● Work to be completed
Copy all of the material exactly. Pictures are not to appear in the copy.

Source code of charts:
=-=-=-=-=

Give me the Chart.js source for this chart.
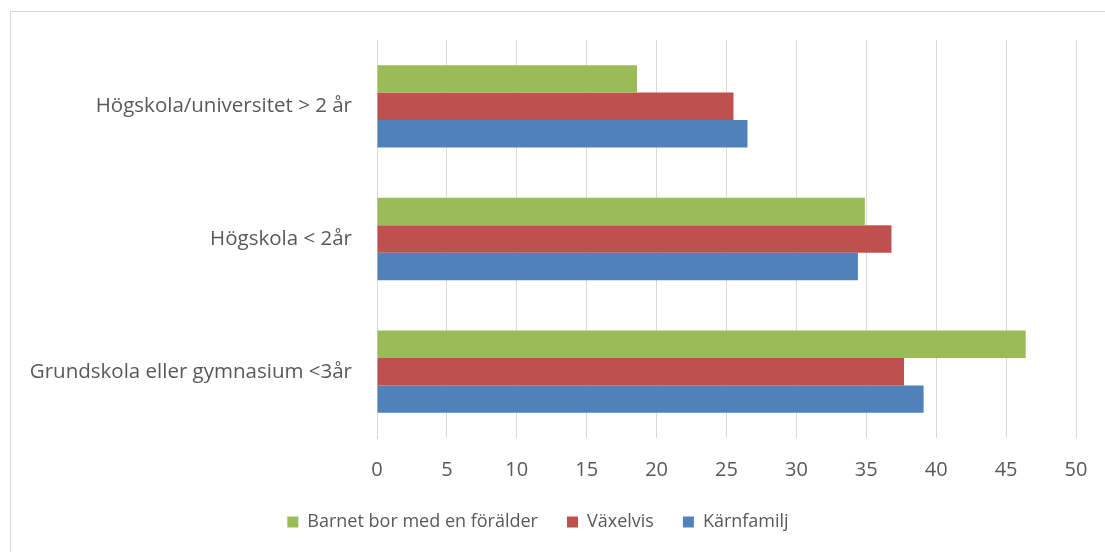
<!DOCTYPE html>
<html>
<head>
<meta charset="utf-8">
<script src="https://cdn.jsdelivr.net/npm/chart.js@4"></script>
<style>
    html, body { margin: 0; padding: 0; background: #fff; }
    #frame {
        position: absolute;
        left: 10px;
        top: 11px;
        width: 1100px;
        height: 545px;
        border: 1px solid #d9d9d9;
    }
    #wrap { position: absolute; left: 0; top: 0; width: 1105px; height: 552px; }
</style>
</head>
<body>
<div id="frame"></div>
<div id="wrap"><canvas id="chart"></canvas></div>
<script>
// Education level categories (top to bottom)
const categories = [
    'Högskola/universitet > 2 år',
    'Högskola < 2år',
    'Grundskola eller gymnasium <3år'
];

const seriesNames = ['Barnet bor med en förälder', 'Växelvis', 'Kärnfamilj'];
const seriesColors = ['#9bbb59', '#c0504d', '#4f81bd'];

const ensamValues = [18.6, 34.9, 46.4];
const vaxelvisValues = [25.5, 36.8, 37.7];
const karnfamiljValues = [26.5, 34.4, 39.1];

const xTicks = [0, 5, 10, 15, 20, 25, 30, 35, 40, 45, 50];

const FONT = '"Open Sans", "Liberation Sans", sans-serif';
const TEXT = '#595959';

const seriesValues = [ensamValues, vaxelvisValues, karnfamiljValues];

new Chart(document.getElementById('chart'), {
    type: 'bar',
    data: {
        labels: categories,
        datasets: seriesNames.map((name, i) => ({
            label: name,
            data: seriesValues[i],
            backgroundColor: seriesColors[i],
            borderWidth: 0,
            categoryPercentage: 0.62,
            barPercentage: 1
        }))
    },
    options: {
        indexAxis: 'y',
        responsive: true,
        maintainAspectRatio: false,
        animation: false,
        layout: { padding: { top: 40, right: 29, left: 0, bottom: 11 } },
        plugins: {
            tooltip: { enabled: false },
            legend: {
                position: 'bottom',
                labels: {
                    color: TEXT,
                    font: { family: FONT, size: 18 },
                    boxWidth: 11,
                    boxHeight: 11,
                    padding: 29
                }
            }
        },
        scales: {
            x: {
                min: 0,
                max: 50,
                afterBuildTicks: scale => { scale.ticks = xTicks.map(v => ({ value: v })); },
                afterFit: scale => {
                    scale.height = 46;
                    // label overhang is already covered by the layout padding
                    scale.paddingLeft = 0;
                    scale.paddingRight = 0;
                },
                grid: { color: '#d9d9d9', lineWidth: 1, drawTicks: false },
                border: { display: false },
                ticks: {
                    color: TEXT,
                    font: { family: FONT, size: 20 },
                    padding: 20
                }
            },
            y: {
                afterFit: scale => { scale.width = 377; },
                grid: { display: false, drawTicks: false },
                border: { color: '#d9d9d9' },
                ticks: {
                    color: TEXT,
                    font: { family: FONT, size: 20.5 },
                    padding: 25
                }
            }
        }
    }
});
</script>
</body>
</html>
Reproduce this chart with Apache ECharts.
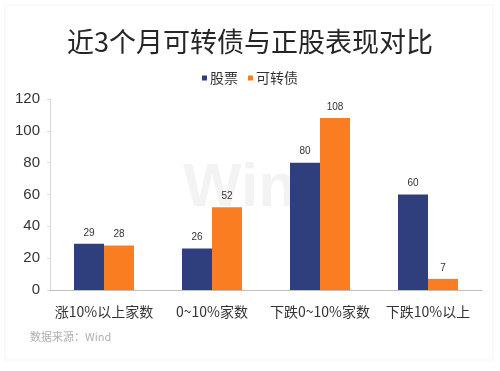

=-=-=-=-=

● Final result
Give me the Chart.js source for this chart.
<!DOCTYPE html>
<html>
<head>
<meta charset="utf-8">
<script src="https://cdn.jsdelivr.net/npm/chart.js@4"></script>
<style>
    html, body { margin: 0; padding: 0; background: #fff; }
    #frame {
        position: absolute;
        left: 10px;
        top: 11px;
        width: 1100px;
        height: 545px;
        border: 1px solid #d9d9d9;
    }
    #wrap { position: absolute; left: 0; top: 0; width: 1105px; height: 552px; }
</style>
</head>
<body>
<div id="frame"></div>
<div id="wrap"><canvas id="chart"></canvas></div>
<script>
// Education level categories (top to bottom)
const categories = [
    'Högskola/universitet > 2 år',
    'Högskola < 2år',
    'Grundskola eller gymnasium <3år'
];

const seriesNames = ['Barnet bor med en förälder', 'Växelvis', 'Kärnfamilj'];
const seriesColors = ['#9bbb59', '#c0504d', '#4f81bd'];

const ensamValues = [18.6, 34.9, 46.4];
const vaxelvisValues = [25.5, 36.8, 37.7];
const karnfamiljValues = [26.5, 34.4, 39.1];

const xTicks = [0, 5, 10, 15, 20, 25, 30, 35, 40, 45, 50];

const FONT = '"Open Sans", "Liberation Sans", sans-serif';
const TEXT = '#595959';

const seriesValues = [ensamValues, vaxelvisValues, karnfamiljValues];

new Chart(document.getElementById('chart'), {
    type: 'bar',
    data: {
        labels: categories,
        datasets: seriesNames.map((name, i) => ({
            label: name,
            data: seriesValues[i],
            backgroundColor: seriesColors[i],
            borderWidth: 0,
            categoryPercentage: 0.62,
            barPercentage: 1
        }))
    },
    options: {
        indexAxis: 'y',
        responsive: true,
        maintainAspectRatio: false,
        animation: false,
        layout: { padding: { top: 40, right: 29, left: 0, bottom: 11 } },
        plugins: {
            tooltip: { enabled: false },
            legend: {
                position: 'bottom',
                labels: {
                    color: TEXT,
                    font: { family: FONT, size: 18 },
                    boxWidth: 11,
                    boxHeight: 11,
                    padding: 29
                }
            }
        },
        scales: {
            x: {
                min: 0,
                max: 50,
                afterBuildTicks: scale => { scale.ticks = xTicks.map(v => ({ value: v })); },
                afterFit: scale => {
                    scale.height = 46;
                    // label overhang is already covered by the layout padding
                    scale.paddingLeft = 0;
                    scale.paddingRight = 0;
                },
                grid: { color: '#d9d9d9', lineWidth: 1, drawTicks: false },
                border: { display: false },
                ticks: {
                    color: TEXT,
                    font: { family: FONT, size: 20 },
                    padding: 20
                }
            },
            y: {
                afterFit: scale => { scale.width = 377; },
                grid: { display: false, drawTicks: false },
                border: { color: '#d9d9d9' },
                ticks: {
                    color: TEXT,
                    font: { family: FONT, size: 20.5 },
                    padding: 25
                }
            }
        }
    }
});
</script>
</body>
</html>
Reproduce this chart with Apache ECharts.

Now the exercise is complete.